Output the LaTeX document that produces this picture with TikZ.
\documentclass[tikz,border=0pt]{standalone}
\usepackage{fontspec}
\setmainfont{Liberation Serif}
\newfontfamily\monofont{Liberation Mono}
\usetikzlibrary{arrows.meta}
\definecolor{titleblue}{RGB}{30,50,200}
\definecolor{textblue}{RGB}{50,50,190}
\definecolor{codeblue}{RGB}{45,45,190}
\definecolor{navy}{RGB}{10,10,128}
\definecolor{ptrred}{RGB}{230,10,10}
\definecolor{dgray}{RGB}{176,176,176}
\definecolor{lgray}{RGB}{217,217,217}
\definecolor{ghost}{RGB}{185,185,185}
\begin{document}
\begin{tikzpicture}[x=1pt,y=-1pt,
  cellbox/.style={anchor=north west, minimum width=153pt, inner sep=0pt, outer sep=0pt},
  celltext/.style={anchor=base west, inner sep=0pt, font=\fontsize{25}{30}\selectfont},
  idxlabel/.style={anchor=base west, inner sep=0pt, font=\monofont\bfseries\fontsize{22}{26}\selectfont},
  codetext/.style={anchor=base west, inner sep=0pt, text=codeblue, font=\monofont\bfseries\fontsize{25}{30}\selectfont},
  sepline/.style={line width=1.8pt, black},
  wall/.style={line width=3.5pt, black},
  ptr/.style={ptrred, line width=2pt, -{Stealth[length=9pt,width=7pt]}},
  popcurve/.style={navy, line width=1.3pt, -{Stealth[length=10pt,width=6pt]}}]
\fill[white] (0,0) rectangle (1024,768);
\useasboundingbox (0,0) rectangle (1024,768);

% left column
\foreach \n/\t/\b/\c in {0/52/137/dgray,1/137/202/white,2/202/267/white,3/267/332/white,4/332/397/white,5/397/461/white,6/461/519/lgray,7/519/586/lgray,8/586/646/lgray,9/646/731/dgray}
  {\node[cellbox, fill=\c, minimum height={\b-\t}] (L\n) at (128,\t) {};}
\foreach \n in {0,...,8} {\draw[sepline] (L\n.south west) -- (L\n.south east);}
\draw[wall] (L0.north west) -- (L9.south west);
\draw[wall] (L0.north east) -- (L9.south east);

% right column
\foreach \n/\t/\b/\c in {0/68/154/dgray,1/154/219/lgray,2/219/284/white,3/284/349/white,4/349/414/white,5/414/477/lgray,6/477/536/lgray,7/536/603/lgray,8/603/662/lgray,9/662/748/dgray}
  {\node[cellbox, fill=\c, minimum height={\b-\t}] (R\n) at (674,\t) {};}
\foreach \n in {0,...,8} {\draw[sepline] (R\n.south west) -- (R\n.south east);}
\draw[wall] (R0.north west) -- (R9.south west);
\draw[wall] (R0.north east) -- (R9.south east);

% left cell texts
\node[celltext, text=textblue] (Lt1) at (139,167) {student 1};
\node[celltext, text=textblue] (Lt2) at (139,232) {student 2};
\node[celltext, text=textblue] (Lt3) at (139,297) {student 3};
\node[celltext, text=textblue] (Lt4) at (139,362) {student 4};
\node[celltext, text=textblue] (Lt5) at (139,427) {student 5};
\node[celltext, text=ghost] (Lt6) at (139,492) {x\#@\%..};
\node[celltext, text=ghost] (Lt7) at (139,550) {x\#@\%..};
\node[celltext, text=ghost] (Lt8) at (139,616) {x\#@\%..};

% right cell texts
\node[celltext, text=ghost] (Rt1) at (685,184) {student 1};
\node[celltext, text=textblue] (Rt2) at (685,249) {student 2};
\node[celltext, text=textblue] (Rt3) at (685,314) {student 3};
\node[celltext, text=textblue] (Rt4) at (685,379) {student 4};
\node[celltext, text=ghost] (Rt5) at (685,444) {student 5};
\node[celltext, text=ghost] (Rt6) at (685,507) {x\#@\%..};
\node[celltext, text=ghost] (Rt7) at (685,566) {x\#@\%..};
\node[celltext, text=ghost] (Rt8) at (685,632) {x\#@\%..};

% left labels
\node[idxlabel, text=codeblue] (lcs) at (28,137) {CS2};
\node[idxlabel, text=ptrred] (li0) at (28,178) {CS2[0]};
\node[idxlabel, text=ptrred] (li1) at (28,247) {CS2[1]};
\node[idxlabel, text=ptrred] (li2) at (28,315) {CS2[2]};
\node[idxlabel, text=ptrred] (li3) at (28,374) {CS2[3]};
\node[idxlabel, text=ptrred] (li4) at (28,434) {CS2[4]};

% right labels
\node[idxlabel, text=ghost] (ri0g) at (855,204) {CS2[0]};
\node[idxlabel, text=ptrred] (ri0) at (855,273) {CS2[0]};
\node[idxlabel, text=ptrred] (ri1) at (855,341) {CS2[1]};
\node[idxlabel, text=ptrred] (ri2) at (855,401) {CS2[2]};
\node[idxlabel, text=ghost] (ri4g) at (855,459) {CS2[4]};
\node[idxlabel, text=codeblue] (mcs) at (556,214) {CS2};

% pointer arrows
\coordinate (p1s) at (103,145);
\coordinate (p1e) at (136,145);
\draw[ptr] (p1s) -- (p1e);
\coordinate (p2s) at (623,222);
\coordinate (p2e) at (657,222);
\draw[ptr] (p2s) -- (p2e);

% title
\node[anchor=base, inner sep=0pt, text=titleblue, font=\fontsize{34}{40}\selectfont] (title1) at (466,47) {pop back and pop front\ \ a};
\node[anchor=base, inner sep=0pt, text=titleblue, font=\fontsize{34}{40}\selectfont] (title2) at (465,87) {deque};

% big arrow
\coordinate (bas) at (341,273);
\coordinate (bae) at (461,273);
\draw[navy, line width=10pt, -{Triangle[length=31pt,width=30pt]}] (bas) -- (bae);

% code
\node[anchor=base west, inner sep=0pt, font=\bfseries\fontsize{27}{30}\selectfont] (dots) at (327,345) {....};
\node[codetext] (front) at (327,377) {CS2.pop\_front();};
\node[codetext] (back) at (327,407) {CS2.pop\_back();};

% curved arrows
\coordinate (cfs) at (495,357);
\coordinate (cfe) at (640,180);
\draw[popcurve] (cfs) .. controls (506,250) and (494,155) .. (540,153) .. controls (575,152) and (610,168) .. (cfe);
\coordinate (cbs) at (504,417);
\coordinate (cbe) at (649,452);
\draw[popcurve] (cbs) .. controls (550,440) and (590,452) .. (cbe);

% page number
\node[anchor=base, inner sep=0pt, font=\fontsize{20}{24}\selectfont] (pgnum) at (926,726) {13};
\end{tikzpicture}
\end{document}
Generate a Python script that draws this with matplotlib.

§ Task instructions: Quote all the records. Keep every word exact.

§ The completed task:
Output the LaTeX document that produces this picture with TikZ.
\documentclass[tikz,border=0pt]{standalone}
\usepackage{fontspec}
\setmainfont{Liberation Serif}
\newfontfamily\monofont{Liberation Mono}
\usetikzlibrary{arrows.meta}
\definecolor{titleblue}{RGB}{30,50,200}
\definecolor{textblue}{RGB}{50,50,190}
\definecolor{codeblue}{RGB}{45,45,190}
\definecolor{navy}{RGB}{10,10,128}
\definecolor{ptrred}{RGB}{230,10,10}
\definecolor{dgray}{RGB}{176,176,176}
\definecolor{lgray}{RGB}{217,217,217}
\definecolor{ghost}{RGB}{185,185,185}
\begin{document}
\begin{tikzpicture}[x=1pt,y=-1pt,
  cellbox/.style={anchor=north west, minimum width=153pt, inner sep=0pt, outer sep=0pt},
  celltext/.style={anchor=base west, inner sep=0pt, font=\fontsize{25}{30}\selectfont},
  idxlabel/.style={anchor=base west, inner sep=0pt, font=\monofont\bfseries\fontsize{22}{26}\selectfont},
  codetext/.style={anchor=base west, inner sep=0pt, text=codeblue, font=\monofont\bfseries\fontsize{25}{30}\selectfont},
  sepline/.style={line width=1.8pt, black},
  wall/.style={line width=3.5pt, black},
  ptr/.style={ptrred, line width=2pt, -{Stealth[length=9pt,width=7pt]}},
  popcurve/.style={navy, line width=1.3pt, -{Stealth[length=10pt,width=6pt]}}]
\fill[white] (0,0) rectangle (1024,768);
\useasboundingbox (0,0) rectangle (1024,768);

% left column
\foreach \n/\t/\b/\c in {0/52/137/dgray,1/137/202/white,2/202/267/white,3/267/332/white,4/332/397/white,5/397/461/white,6/461/519/lgray,7/519/586/lgray,8/586/646/lgray,9/646/731/dgray}
  {\node[cellbox, fill=\c, minimum height={\b-\t}] (L\n) at (128,\t) {};}
\foreach \n in {0,...,8} {\draw[sepline] (L\n.south west) -- (L\n.south east);}
\draw[wall] (L0.north west) -- (L9.south west);
\draw[wall] (L0.north east) -- (L9.south east);

% right column
\foreach \n/\t/\b/\c in {0/68/154/dgray,1/154/219/lgray,2/219/284/white,3/284/349/white,4/349/414/white,5/414/477/lgray,6/477/536/lgray,7/536/603/lgray,8/603/662/lgray,9/662/748/dgray}
  {\node[cellbox, fill=\c, minimum height={\b-\t}] (R\n) at (674,\t) {};}
\foreach \n in {0,...,8} {\draw[sepline] (R\n.south west) -- (R\n.south east);}
\draw[wall] (R0.north west) -- (R9.south west);
\draw[wall] (R0.north east) -- (R9.south east);

% left cell texts
\node[celltext, text=textblue] (Lt1) at (139,167) {student 1};
\node[celltext, text=textblue] (Lt2) at (139,232) {student 2};
\node[celltext, text=textblue] (Lt3) at (139,297) {student 3};
\node[celltext, text=textblue] (Lt4) at (139,362) {student 4};
\node[celltext, text=textblue] (Lt5) at (139,427) {student 5};
\node[celltext, text=ghost] (Lt6) at (139,492) {x\#@\%..};
\node[celltext, text=ghost] (Lt7) at (139,550) {x\#@\%..};
\node[celltext, text=ghost] (Lt8) at (139,616) {x\#@\%..};

% right cell texts
\node[celltext, text=ghost] (Rt1) at (685,184) {student 1};
\node[celltext, text=textblue] (Rt2) at (685,249) {student 2};
\node[celltext, text=textblue] (Rt3) at (685,314) {student 3};
\node[celltext, text=textblue] (Rt4) at (685,379) {student 4};
\node[celltext, text=ghost] (Rt5) at (685,444) {student 5};
\node[celltext, text=ghost] (Rt6) at (685,507) {x\#@\%..};
\node[celltext, text=ghost] (Rt7) at (685,566) {x\#@\%..};
\node[celltext, text=ghost] (Rt8) at (685,632) {x\#@\%..};

% left labels
\node[idxlabel, text=codeblue] (lcs) at (28,137) {CS2};
\node[idxlabel, text=ptrred] (li0) at (28,178) {CS2[0]};
\node[idxlabel, text=ptrred] (li1) at (28,247) {CS2[1]};
\node[idxlabel, text=ptrred] (li2) at (28,315) {CS2[2]};
\node[idxlabel, text=ptrred] (li3) at (28,374) {CS2[3]};
\node[idxlabel, text=ptrred] (li4) at (28,434) {CS2[4]};

% right labels
\node[idxlabel, text=ghost] (ri0g) at (855,204) {CS2[0]};
\node[idxlabel, text=ptrred] (ri0) at (855,273) {CS2[0]};
\node[idxlabel, text=ptrred] (ri1) at (855,341) {CS2[1]};
\node[idxlabel, text=ptrred] (ri2) at (855,401) {CS2[2]};
\node[idxlabel, text=ghost] (ri4g) at (855,459) {CS2[4]};
\node[idxlabel, text=codeblue] (mcs) at (556,214) {CS2};

% pointer arrows
\coordinate (p1s) at (103,145);
\coordinate (p1e) at (136,145);
\draw[ptr] (p1s) -- (p1e);
\coordinate (p2s) at (623,222);
\coordinate (p2e) at (657,222);
\draw[ptr] (p2s) -- (p2e);

% title
\node[anchor=base, inner sep=0pt, text=titleblue, font=\fontsize{34}{40}\selectfont] (title1) at (466,47) {pop back and pop front\ \ a};
\node[anchor=base, inner sep=0pt, text=titleblue, font=\fontsize{34}{40}\selectfont] (title2) at (465,87) {deque};

% big arrow
\coordinate (bas) at (341,273);
\coordinate (bae) at (461,273);
\draw[navy, line width=10pt, -{Triangle[length=31pt,width=30pt]}] (bas) -- (bae);

% code
\node[anchor=base west, inner sep=0pt, font=\bfseries\fontsize{27}{30}\selectfont] (dots) at (327,345) {....};
\node[codetext] (front) at (327,377) {CS2.pop\_front();};
\node[codetext] (back) at (327,407) {CS2.pop\_back();};

% curved arrows
\coordinate (cfs) at (495,357);
\coordinate (cfe) at (640,180);
\draw[popcurve] (cfs) .. controls (506,250) and (494,155) .. (540,153) .. controls (575,152) and (610,168) .. (cfe);
\coordinate (cbs) at (504,417);
\coordinate (cbe) at (649,452);
\draw[popcurve] (cbs) .. controls (550,440) and (590,452) .. (cbe);

% page number
\node[anchor=base, inner sep=0pt, font=\fontsize{20}{24}\selectfont] (pgnum) at (926,726) {13};
\end{tikzpicture}
\end{document}
Generate a Python script that draws this with matplotlib.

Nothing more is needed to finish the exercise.